Transcribe the material in full. Nothing should differ except that the pictures are left out.

━━━ SUPPLIED MATERIAL ━━━

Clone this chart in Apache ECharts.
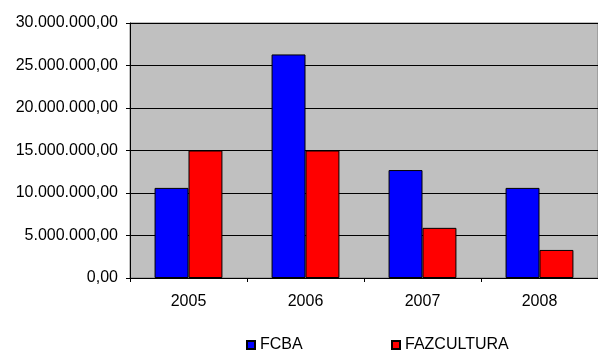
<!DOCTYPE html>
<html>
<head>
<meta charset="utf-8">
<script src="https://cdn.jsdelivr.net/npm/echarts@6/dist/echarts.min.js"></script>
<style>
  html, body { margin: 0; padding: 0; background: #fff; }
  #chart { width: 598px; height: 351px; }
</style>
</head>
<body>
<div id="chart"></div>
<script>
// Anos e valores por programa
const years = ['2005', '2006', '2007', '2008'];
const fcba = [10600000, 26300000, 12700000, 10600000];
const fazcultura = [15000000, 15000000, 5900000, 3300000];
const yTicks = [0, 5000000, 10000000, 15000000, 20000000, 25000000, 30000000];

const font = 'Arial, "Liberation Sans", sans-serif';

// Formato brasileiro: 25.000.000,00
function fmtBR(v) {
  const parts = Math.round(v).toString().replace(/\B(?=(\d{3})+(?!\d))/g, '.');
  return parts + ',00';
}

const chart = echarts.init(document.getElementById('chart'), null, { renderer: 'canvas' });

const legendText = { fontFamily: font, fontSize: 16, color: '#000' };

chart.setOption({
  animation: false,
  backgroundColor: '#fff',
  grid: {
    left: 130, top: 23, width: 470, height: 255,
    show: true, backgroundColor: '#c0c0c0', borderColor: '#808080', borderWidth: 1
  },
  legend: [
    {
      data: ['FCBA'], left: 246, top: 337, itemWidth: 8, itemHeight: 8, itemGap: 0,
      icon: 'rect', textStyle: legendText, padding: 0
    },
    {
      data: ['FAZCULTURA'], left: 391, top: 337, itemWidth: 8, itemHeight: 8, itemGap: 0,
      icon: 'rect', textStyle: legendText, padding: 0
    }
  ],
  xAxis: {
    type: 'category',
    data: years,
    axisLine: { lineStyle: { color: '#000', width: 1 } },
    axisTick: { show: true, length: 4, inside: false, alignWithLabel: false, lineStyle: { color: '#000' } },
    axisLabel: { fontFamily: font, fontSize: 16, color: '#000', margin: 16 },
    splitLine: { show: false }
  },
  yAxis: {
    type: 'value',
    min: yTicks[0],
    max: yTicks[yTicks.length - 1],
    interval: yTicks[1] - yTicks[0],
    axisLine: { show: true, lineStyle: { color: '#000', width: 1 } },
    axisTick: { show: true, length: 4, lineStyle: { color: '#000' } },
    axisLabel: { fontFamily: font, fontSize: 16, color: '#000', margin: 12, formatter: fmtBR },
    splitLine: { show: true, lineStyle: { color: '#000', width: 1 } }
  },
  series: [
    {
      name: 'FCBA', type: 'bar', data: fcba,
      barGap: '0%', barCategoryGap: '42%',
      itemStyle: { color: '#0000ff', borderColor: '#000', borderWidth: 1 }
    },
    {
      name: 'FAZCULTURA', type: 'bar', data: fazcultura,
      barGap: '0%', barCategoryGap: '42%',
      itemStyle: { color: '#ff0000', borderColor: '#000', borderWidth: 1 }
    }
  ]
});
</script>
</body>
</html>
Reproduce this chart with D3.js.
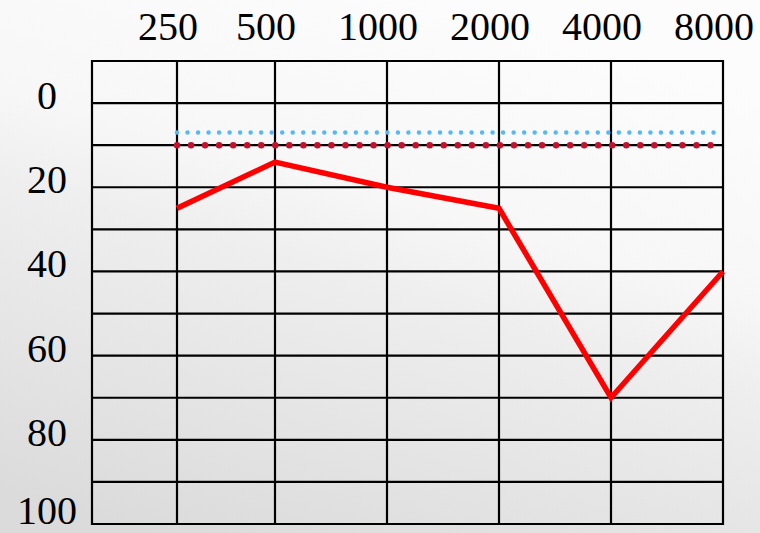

━━━

**CORRECT RESPONSE**:
Clone this chart in Apache ECharts.
<!DOCTYPE html>
<html>
<head>
<meta charset="utf-8">
<script src="https://cdn.jsdelivr.net/npm/echarts@6/dist/echarts.min.js"></script>
<style>
  html, body { margin: 0; padding: 0; background: #fff; }
  #chart { width: 598px; height: 351px; }
</style>
</head>
<body>
<div id="chart"></div>
<script>
// Anos e valores por programa
const years = ['2005', '2006', '2007', '2008'];
const fcba = [10600000, 26300000, 12700000, 10600000];
const fazcultura = [15000000, 15000000, 5900000, 3300000];
const yTicks = [0, 5000000, 10000000, 15000000, 20000000, 25000000, 30000000];

const font = 'Arial, "Liberation Sans", sans-serif';

// Formato brasileiro: 25.000.000,00
function fmtBR(v) {
  const parts = Math.round(v).toString().replace(/\B(?=(\d{3})+(?!\d))/g, '.');
  return parts + ',00';
}

const chart = echarts.init(document.getElementById('chart'), null, { renderer: 'canvas' });

const legendText = { fontFamily: font, fontSize: 16, color: '#000' };

chart.setOption({
  animation: false,
  backgroundColor: '#fff',
  grid: {
    left: 130, top: 23, width: 470, height: 255,
    show: true, backgroundColor: '#c0c0c0', borderColor: '#808080', borderWidth: 1
  },
  legend: [
    {
      data: ['FCBA'], left: 246, top: 337, itemWidth: 8, itemHeight: 8, itemGap: 0,
      icon: 'rect', textStyle: legendText, padding: 0
    },
    {
      data: ['FAZCULTURA'], left: 391, top: 337, itemWidth: 8, itemHeight: 8, itemGap: 0,
      icon: 'rect', textStyle: legendText, padding: 0
    }
  ],
  xAxis: {
    type: 'category',
    data: years,
    axisLine: { lineStyle: { color: '#000', width: 1 } },
    axisTick: { show: true, length: 4, inside: false, alignWithLabel: false, lineStyle: { color: '#000' } },
    axisLabel: { fontFamily: font, fontSize: 16, color: '#000', margin: 16 },
    splitLine: { show: false }
  },
  yAxis: {
    type: 'value',
    min: yTicks[0],
    max: yTicks[yTicks.length - 1],
    interval: yTicks[1] - yTicks[0],
    axisLine: { show: true, lineStyle: { color: '#000', width: 1 } },
    axisTick: { show: true, length: 4, lineStyle: { color: '#000' } },
    axisLabel: { fontFamily: font, fontSize: 16, color: '#000', margin: 12, formatter: fmtBR },
    splitLine: { show: true, lineStyle: { color: '#000', width: 1 } }
  },
  series: [
    {
      name: 'FCBA', type: 'bar', data: fcba,
      barGap: '0%', barCategoryGap: '42%',
      itemStyle: { color: '#0000ff', borderColor: '#000', borderWidth: 1 }
    },
    {
      name: 'FAZCULTURA', type: 'bar', data: fazcultura,
      barGap: '0%', barCategoryGap: '42%',
      itemStyle: { color: '#ff0000', borderColor: '#000', borderWidth: 1 }
    }
  ]
});
</script>
</body>
</html>
Reproduce this chart with D3.js.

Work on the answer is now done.